A Rússia anunciou que Mariupol tinha até 5h00 de segunda-feira para rendição, mas a Ucrânia rejeitou o ultimato e afirmou que a resistência na cidade fortaleceu a defesa de toda a Ucrânia.
Mariupol é um alvo crucial na guerra de Putin, por servir de ponte entre as forças russas na Crimeia e nos territórios controlados por Moscou no norte e leste.
As negociações entre Rússia e Ucrânia registram poucos avanços.

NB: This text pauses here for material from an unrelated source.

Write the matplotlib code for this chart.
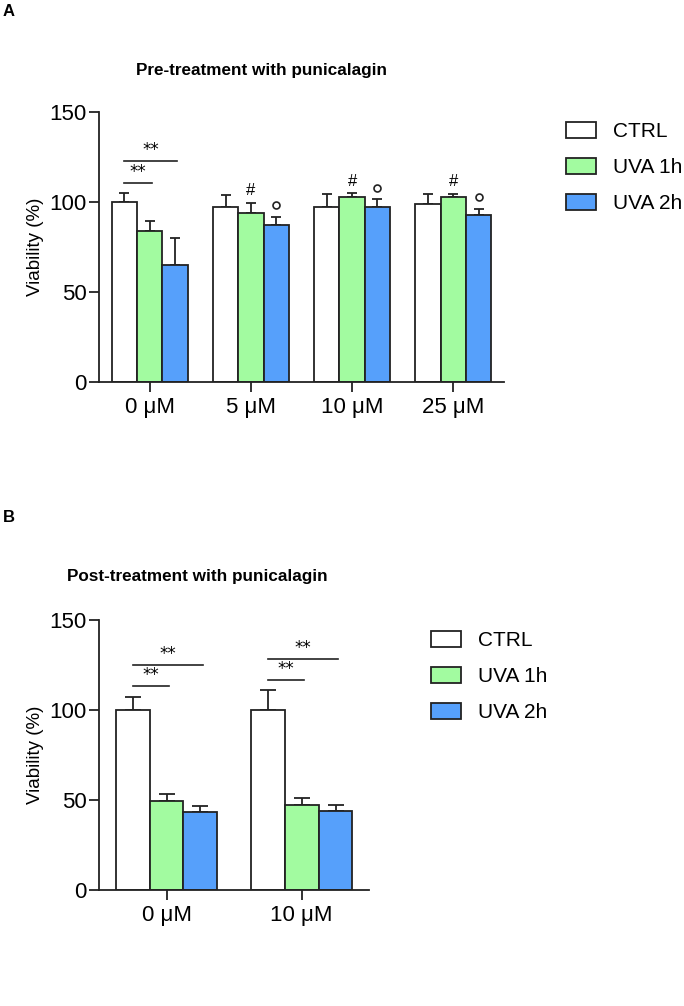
import numpy as np
import matplotlib
matplotlib.use('Agg')
import matplotlib.pyplot as plt

plt.rcParams['font.family'] = ['Liberation Sans', 'DejaVu Sans']

# ---- data ----
groups_a = ['0 μM', '5 μM', '10 μM', '25 μM']
ctrl_a = [100.0, 97.2, 97.2, 98.7]
ctrl_a_sd = [4.7, 6.5, 7.2, 5.4]
uva1_a = [83.7, 93.9, 102.4, 102.4]
uva1_a_sd = [5.6, 5.4, 2.3, 1.9]
uva2_a = [65.0, 87.0, 97.2, 92.8]
uva2_a_sd = [14.7, 4.5, 4.1, 3.1]

groups_b = ['0 μM', '10 μM']
ctrl_b = [100.0, 100.0]
ctrl_b_sd = [7.0, 11.1]
uva1_b = [49.4, 47.2]
uva1_b_sd = [3.8, 3.8]
uva2_b = [43.3, 44.1]
uva2_b_sd = [3.5, 2.9]

series_names = ['CTRL', 'UVA 1h', 'UVA 2h']
series_colors = ['white', '#a2fba0', '#56a0fb']

# markers above bars in A: (group, series, symbol)
marks_a = [(1, 1, '#'), (1, 2, 'o'), (2, 1, '#'), (2, 2, 'o'), (3, 1, '#'), (3, 2, 'o')]
# significance brackets: (group, from series, to series, height)
sig_a = [(0, 0, 1, 110.4), (0, 0, 2, 122.6)]
sig_b = [(0, 0, 1, 113.2), (0, 0, 2, 125.2), (1, 0, 1, 116.7), (1, 0, 2, 128.3)]

W = 0.25


def bar_panel(ax, groups, means, sds, capsize):
    x = np.arange(len(groups))
    handles = []
    for i, (m, s) in enumerate(zip(means, sds)):
        pos = x + (i - 1) * W
        ax.errorbar(pos, m, yerr=[np.zeros(len(m)), s], fmt='none', ecolor='#222222',
                    elinewidth=1.3, capsize=capsize, capthick=1.3, zorder=1)
        b = ax.bar(pos, m, W, color=series_colors[i], edgecolor='#222222',
                   linewidth=1.3, label=series_names[i], zorder=2)
        handles.append(b)
    ax.set_xlim(-0.5, len(groups) - 0.5)
    ax.set_ylim(0, 150)
    ax.set_yticks([0, 50, 100, 150])
    ax.set_xticks(x)
    ax.set_xticklabels(groups)
    ax.tick_params(axis='both', labelsize=16, width=1.3, length=7, color='#222222')
    ax.tick_params(axis='y', pad=2)
    ax.tick_params(axis='x', pad=4)
    for sp in ['top', 'right']:
        ax.spines[sp].set_visible(False)
    for sp in ['left', 'bottom']:
        ax.spines[sp].set_linewidth(1.3)
        ax.spines[sp].set_color('#222222')
    ax.set_ylabel('Viability (%)', fontsize=13.5, labelpad=4)
    return handles


def add_sig(ax, sig):
    for g, a, b, h in sig:
        x0 = g + (a - 1) * W
        x1 = g + (b - 1) * W + 0.02
        ax.plot([x0, x1], [h, h], color='#222222', lw=1.2, clip_on=False)
        ax.text((x0 + x1) / 2, h + 1.0, '**', ha='center', va='bottom', fontsize=12,
                family='DejaVu Sans')


def add_legend(fig, handles, x_px, y_px):
    fig.legend(handles=handles, loc='upper left', bbox_to_anchor=(x_px / 684, 1 - y_px / 1006),
               bbox_transform=fig.transFigure, frameon=False, borderpad=0, borderaxespad=0,
               fontsize=15, handlelength=1.45, handleheight=0.8, labelspacing=0.8,
               handletextpad=0.8)


fig = plt.figure(figsize=(6.84, 10.06), dpi=100)

# ---- panel A ----
ax1 = fig.add_axes([99 / 684, 0.6206, 405 / 684, 0.2684])
h1 = bar_panel(ax1, groups_a, [ctrl_a, uva1_a, uva2_a], [ctrl_a_sd, uva1_a_sd, uva2_a_sd], 3.8)
add_sig(ax1, sig_a)
all_a = [ctrl_a, uva1_a, uva2_a]
all_a_sd = [ctrl_a_sd, uva1_a_sd, uva2_a_sd]
for g, s, sym in marks_a:
    top = all_a[s][g] + all_a_sd[s][g]
    xp = g + (s - 1) * W
    if sym == '#':
        ax1.text(xp, top + 2.5, sym, ha='center', va='bottom', fontsize=12)
    else:
        ax1.plot(xp, top + 6.5, marker='o', ms=5, mfc='white', mec='#222222', mew=1.2)
add_legend(fig, h1, 566, 122)
fig.text(262 / 684, 1 - 70 / 1006, 'Pre-treatment with punicalagin', ha='center',
         va='center', fontsize=12.3, fontweight='bold')
fig.text(3 / 684, 1 - 12 / 1006, 'A', ha='left', va='center', fontsize=12, fontweight='bold')

# ---- panel B ----
ax2 = fig.add_axes([99 / 684, 0.1153, 270.3 / 684, 0.2684])
h2 = bar_panel(ax2, groups_b, [ctrl_b, uva1_b, uva2_b], [ctrl_b_sd, uva1_b_sd, uva2_b_sd], 5.5)
add_sig(ax2, sig_b)
add_legend(fig, h2, 431, 631)
fig.text(197 / 684, 1 - 577 / 1006, 'Post-treatment with punicalagin', ha='center',
         va='center', fontsize=12.3, fontweight='bold')
fig.text(3 / 684, 1 - 517 / 1006, 'B', ha='left', va='center', fontsize=12, fontweight='bold')

fig.savefig('out.png', dpi=100)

Depois de conversar nesta terça-feira por telefone com o papa Francisco, o presidente ucraniano afirmou que o governo "apreciaria" que a Santa Sé assumisse "um papel de mediador [...] para acabar com o sofrimento humano".
Na véspera, Zelensky insistiu na necessidade de estabelecer uma discussão direta com Putin na qual seria possível "abordar todas as questões", inclusive o status da península da Crimeia anexada pela Rússia e das áreas separatistas pró-Moscou do Donbas (leste).
"No primeiro encontro com o presidente da Rússia, estou preparado para abordar estes temas", declarou Zelensky. "Resolveríamos tudo na reunião? Não, mas existe a possibilidade de que possamos, ao menos parcialmente, deter a guerra", acrescentou.
Ele insistiu que a Ucrânia "já entendeu" que não pode aderir à Otan, mas acrescentou que suas compatriotas não podem simplesmente "entregar" a capital ou as cidades de Kharkiv e Mariupol.
"A Ucrânia não pode aceitar nenhum ultimato da Rússia. Em primeiro lugar, terão que destruir a todos e só então seus ultimatos serão respeitados", disse.
Toque de recolher em Kiev
Kiev prossegue em um toque de recolher de 35 horas que começou às 20H00 (15H00 de Brasília) de segunda-feira, depois que os bombardeios russos destruíram o shopping Retroville, onde morreram pelo menos oito pessoas.
"Foi a maior bomba que caiu na cidade até agora", declarou Dima Stepanienko, de 30 anos.
A Rússia afirmou que o centro comercial era utilizado para armazenar sistemas de foguetes e munições.
A secretária de Direitos Humanos do Parlamento ucraniano, Liudmila Denisova, afirmou que vários ataques russos foram registrados no leste do país nas últimas horas.
Ela disse que "disparos de artilharia e bombardeios aéreos destruíram completamente Avdivka", na periferia de Donetsk, onde morreram cinco civis.
Em Lysyshansk, 150 km ao nordeste, morreram duas pessoas, E em Kharkiv (nordeste), pai, mãe e a filha de nove anos morreram e o filho de 17 anos ficou ferido quando um tanque russo atirou contra seu carro, apesar do veículo exibir uma bandeira branca.
A guerra provocou o deslocamento de quase 10 milhões de ucranianos - um terço deles deixaram o país -, segundo a ONU, enquanto aumenta o temor de fome em outros países porque Rússia e Ucrânia são grandes exportadores agrícolas.
Para tentar suavizar a devastação econômica da Ucrânia, os líderes europeus estimulam a criação de um fundo fiduciário para o país, segundo um rascunho de documento ao qual a AFP obteve acesso.
"A UE se compromete a prestar apoio ao governo ucraniano para suas necessidades imediatas e, após o fim do ataque russo, para a reconstrução de uma Ucrânia democrática", afirma o texto.